In the 1970s and 1980s, Michter's Original Sour Mash was the distillery's most popular product. It is made from a unique grain recipe, which means it cannot officially be called bourbon or rye. After the original Michter's went out of business in 1989, this amazingly beautiful product also disappeared, until it made a comeback in 2012 and became part of Michter's standard range. With success, as in 2019 this whiskey was named whisky of the year by The Whisky Exchange, the first whiskey from the USA ever to achieve this.
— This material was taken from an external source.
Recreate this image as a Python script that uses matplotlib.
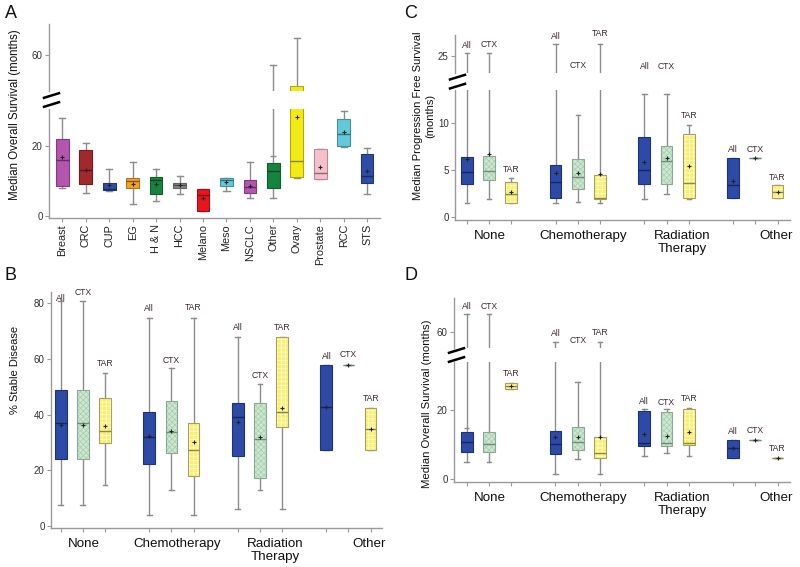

The Sour Mash Whiskey is a bottling based on a small batch of casks, at a strength of 43% ABV. The nose immediately offers a powerful aroma of caramel and fresh-cut apple with a touch of nutmeg. Vanilla and cinnamon make their entrance. It's a sweet blend of scents that is hard to be mad at, so seductive. This continues on the palate, with an excess of caramel, toffee, vanilla and coffee cake, silky smooth in consistency and with fine hints of cherry, raspberry and cinnamon cake at the end. The finish offers more spiciness from the rye and a surprising warmth.
About the brand
Michter's is one of the pioneers when it comes to high-quality American whiskey. Their philosophy is not for nothing ‘cost be damned’, by which they mean that their first and only concern is the quality of their products rather than the cost involved in achieving that quality. Perhaps the most important example is that all their bottlings are done on the basis of small batches, or are even single barrels, which is obviously a lot more complex than mixing and bottling large quantities of casks at once.
The history of Michter's is at once long and short. The brand grew out of a distillery established as early as 1753 under the name Shenk's, founded by John Shenk, a farmer of Swiss origin in Shaefferstown, Pennsylvania. The name changed a few more times, including to Bomberger's. In those early years, they were best known for their rye whiskey, as rye was widely grown in that region. Legend has it that during the US Civil War, General George Washington was so convinced of the quality of their whiskey that he bought it for his men. Thus it was nicknamed ‘The Whiskey that warmed the American Revolution’.
Like so many distilleries, they closed their doors in 1919, due to the Prohibition. Afterwards, the distillery changed hands often, until in the 1950s it was owned by Lou Forman, who changed the name to Michter's, named after his two sons Michael and Peter. The distillery then did the books in 1989, but Michter's was given a second life: Joseph Magliocco and Dick Newman bought the rights to the brand and re-established it, but this time in the birthplace of bourbon: Kentucky. There they have been building this story for almost 30 years now, and with great success.